DIRECTIONS FOR THIS TASK: Starting with the first line below, extract each line through the one that contains "const gridColor = '#CFCFCF';", inclusive, excluding pictures.

AVAILABLE DATA:

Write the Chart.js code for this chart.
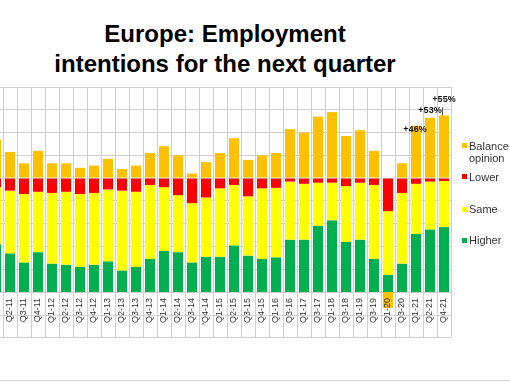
<!DOCTYPE html>
<html>
<head>
<meta charset="utf-8">
<script src="https://cdn.jsdelivr.net/npm/chart.js@4"></script>
<style>
html,body{margin:0;padding:0;background:#fff;overflow:hidden;width:510px;height:382px;font-family:"Liberation Sans",Arial,sans-serif;}
#wrap{position:absolute;left:-11px;top:0;width:521px;height:382px;}
#title{position:absolute;left:0;top:19px;width:450px;text-align:center;font-weight:bold;font-size:24px;line-height:30px;color:#000;}
.li{position:absolute;left:469px;width:42px;font-size:11px;line-height:12px;color:#333;}
.sw{position:absolute;left:462px;width:5px;height:5px;}
#bottomline{position:absolute;left:0;top:380px;width:510px;height:1px;background:#d4d4d4;}
</style>
</head>
<body>
<div id="title">Europe: Employment<br>intentions for the next quarter</div>
<div id="wrap"><canvas id="c"></canvas></div>
<div id="legend"></div>
<div id="bottomline"></div>
<script>
// ---- data (percent of respondents) ----
const quarters = ['Q1-11','Q2-11','Q3-11','Q4-11','Q1-12','Q2-12','Q3-12','Q4-12','Q1-13','Q2-13','Q3-13','Q4-13','Q1-14','Q2-14','Q3-14',"'Q4-14",'Q1-15','Q2-15','Q3-15','Q4-15','Q1-16','Q3-16','Q1-17','Q3-17','Q1-18','Q3-18','Q1-19','Q3-19','Q1-20','Q3-20','Q1-21','Q2-21','Q4-21'];
const higher  = [42, 34,26,35, 25,24,22,24, 27,19,22,29, 36,35,26,31, 31,41,32,29, 30.5,46, 46,58, 63,44, 46,29, 15,25, 51,55,57];
const same    = [50, 55,60,53, 62,64,64,63, 63,70,66,65, 56,50,52,52, 60,53,52,62, 61,51, 49,38, 33,49, 50,65, 56,62, 44,42,40.5];
const lower   = [8, 11,14,12, 13,12,14,13, 10,11,12,6, 8,15,22,17, 9,6,16,9, 8.5,3, 5,4, 4,7, 4,6, 29,13, 5,3,2.5];
const balance = [34, 23,13,24, 13,13,9,11, 17,8,11,22, 28,20,4,14, 22,35,16,20, 22,43, 40,54, 58,37, 42,24, -14,13, 46,53,55];
const labelledQuarters = ['Q1-21','Q2-21','Q4-21'];
const yTicks = {min:-100, max:80, step:20};
const seriesNames = ['Balance opinion','Lower','Same','Higher'];
const seriesColors = ['#FFC000','#FF0000','#FFFF00','#00B050'];

// ---- chart ----
const neg = a => a.map(v => -v);
const gridColor = '#CFCFCF';

const labelPlugin = {
  id: 'balanceLabels',
  afterDatasetsDraw(chart) {
    const ctx = chart.ctx;
    const meta = chart.getDatasetMeta(3);
    const place = {
      'Q1-21': {dx: -1, dy: 4, leader: false},
      'Q2-21': {dx: 0, dy: -7, leader: false},
      'Q4-21': {dx: 0, dy: -16, leader: true}
    };
    ctx.save();
    ctx.font = 'bold 9px "Liberation Sans", Arial, sans-serif';
    ctx.fillStyle = '#111';
    ctx.textAlign = 'center';
    ctx.textBaseline = 'middle';
    labelledQuarters.forEach(q => {
      const i = quarters.indexOf(q);
      const el = meta.data[i];
      const p = place[q] || {dx:0, dy:-8};
      const v = balance[i];
      const txt = (v > 0 ? '+' : '') + v + '%';
      const lx = el.x + p.dx, ly = el.y + p.dy;
      if (p.leader) {
        ctx.strokeStyle = '#555';
        ctx.lineWidth = 1;
        ctx.beginPath();
        ctx.moveTo(Math.round(el.x - 2) + 0.5, ly + 8);
        ctx.lineTo(Math.round(el.x - 2) + 0.5, el.y);
        ctx.stroke();
      }
      ctx.fillText(txt, lx, ly);
    });
    ctx.restore();
  }
};

const tableLines = {
  id: 'tableLines',
  afterDraw(chart) {
    const ctx = chart.ctx, a = chart.chartArea, x = chart.scales.x;
    ctx.save();
    ctx.strokeStyle = gridColor;
    ctx.lineWidth = 1;
    [23, 45].forEach(off => {
      const yy = Math.round(x.top + off) + 0.5;
      ctx.beginPath();
      ctx.moveTo(a.left, yy);
      ctx.lineTo(a.right + 0.5, yy);
      ctx.stroke();
    });
    ctx.restore();
  }
};

const chart = new Chart(document.getElementById('c'), {
  type: 'bar',
  data: {
    labels: quarters,
    datasets: [
      {label: seriesNames[1], data: neg(lower),  backgroundColor: seriesColors[1]},
      {label: seriesNames[2], data: neg(same),   backgroundColor: seriesColors[2]},
      {label: seriesNames[3], data: neg(higher), backgroundColor: seriesColors[3]},
      {label: seriesNames[0], data: balance,     backgroundColor: seriesColors[0], clip: false}
    ]
  },
  options: {
    responsive: true,
    maintainAspectRatio: false,
    animation: false,
    devicePixelRatio: 1,
    layout: {padding: {left: 0, right: 59, top: 87, bottom: 0}},
    datasets: {bar: {categoryPercentage: 1, barPercentage: 0.72, borderWidth: 0}},
    plugins: {legend: {display: false}, title: {display: false}, tooltip: {enabled: false}},
    scales: {
      x: {
        stacked: true,
        grid: {color: gridColor, tickLength: 45, offset: true, tickColor: gridColor},
        border: {color: gridColor},
        ticks: {
          autoSkip: false, maxRotation: 90, minRotation: 90, padding: -39, z: 1,
          color: '#333', font: {family: '"Liberation Sans", Arial, sans-serif', size: 9}
        },
        afterFit(s) { s.height = 90; s.paddingLeft = 0; s.paddingRight = 0; }
      },
      y: {
        stacked: true,
        min: yTicks.min, max: yTicks.max,
        ticks: {display: false, stepSize: yTicks.step},
        grid: {color: gridColor, drawTicks: false},
        border: {display: false},
        afterFit(s) { s.width = 0; s.paddingTop = 0; s.paddingBottom = 0; }
      }
    }
  },
  plugins: [labelPlugin, tableLines]
});

// ---- legend (HTML, built from the series arrays) ----
const legendY = [145.7, 176.7, 209.3, 240];
const lg = document.getElementById('legend');
seriesNames.forEach((n, k) => {
  const sw = document.createElement('div');
  sw.className = 'sw';
  sw.style.background = seriesColors[k];
  sw.style.top = (legendY[k] - 2.5) + 'px';
  lg.appendChild(sw);
  const t = document.createElement('div');
  t.className = 'li';
  t.textContent = n;
  t.style.top = (legendY[k] - 6) + 'px';
  lg.appendChild(t);
});
</script>
</body>
</html>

WRITTEN RESPONSE:
Write the Chart.js code for this chart.
<!DOCTYPE html>
<html>
<head>
<meta charset="utf-8">
<script src="https://cdn.jsdelivr.net/npm/chart.js@4"></script>
<style>
html,body{margin:0;padding:0;background:#fff;overflow:hidden;width:510px;height:382px;font-family:"Liberation Sans",Arial,sans-serif;}
#wrap{position:absolute;left:-11px;top:0;width:521px;height:382px;}
#title{position:absolute;left:0;top:19px;width:450px;text-align:center;font-weight:bold;font-size:24px;line-height:30px;color:#000;}
.li{position:absolute;left:469px;width:42px;font-size:11px;line-height:12px;color:#333;}
.sw{position:absolute;left:462px;width:5px;height:5px;}
#bottomline{position:absolute;left:0;top:380px;width:510px;height:1px;background:#d4d4d4;}
</style>
</head>
<body>
<div id="title">Europe: Employment<br>intentions for the next quarter</div>
<div id="wrap"><canvas id="c"></canvas></div>
<div id="legend"></div>
<div id="bottomline"></div>
<script>
// ---- data (percent of respondents) ----
const quarters = ['Q1-11','Q2-11','Q3-11','Q4-11','Q1-12','Q2-12','Q3-12','Q4-12','Q1-13','Q2-13','Q3-13','Q4-13','Q1-14','Q2-14','Q3-14',"'Q4-14",'Q1-15','Q2-15','Q3-15','Q4-15','Q1-16','Q3-16','Q1-17','Q3-17','Q1-18','Q3-18','Q1-19','Q3-19','Q1-20','Q3-20','Q1-21','Q2-21','Q4-21'];
const higher  = [42, 34,26,35, 25,24,22,24, 27,19,22,29, 36,35,26,31, 31,41,32,29, 30.5,46, 46,58, 63,44, 46,29, 15,25, 51,55,57];
const same    = [50, 55,60,53, 62,64,64,63, 63,70,66,65, 56,50,52,52, 60,53,52,62, 61,51, 49,38, 33,49, 50,65, 56,62, 44,42,40.5];
const lower   = [8, 11,14,12, 13,12,14,13, 10,11,12,6, 8,15,22,17, 9,6,16,9, 8.5,3, 5,4, 4,7, 4,6, 29,13, 5,3,2.5];
const balance = [34, 23,13,24, 13,13,9,11, 17,8,11,22, 28,20,4,14, 22,35,16,20, 22,43, 40,54, 58,37, 42,24, -14,13, 46,53,55];
const labelledQuarters = ['Q1-21','Q2-21','Q4-21'];
const yTicks = {min:-100, max:80, step:20};
const seriesNames = ['Balance opinion','Lower','Same','Higher'];
const seriesColors = ['#FFC000','#FF0000','#FFFF00','#00B050'];

// ---- chart ----
const neg = a => a.map(v => -v);
const gridColor = '#CFCFCF';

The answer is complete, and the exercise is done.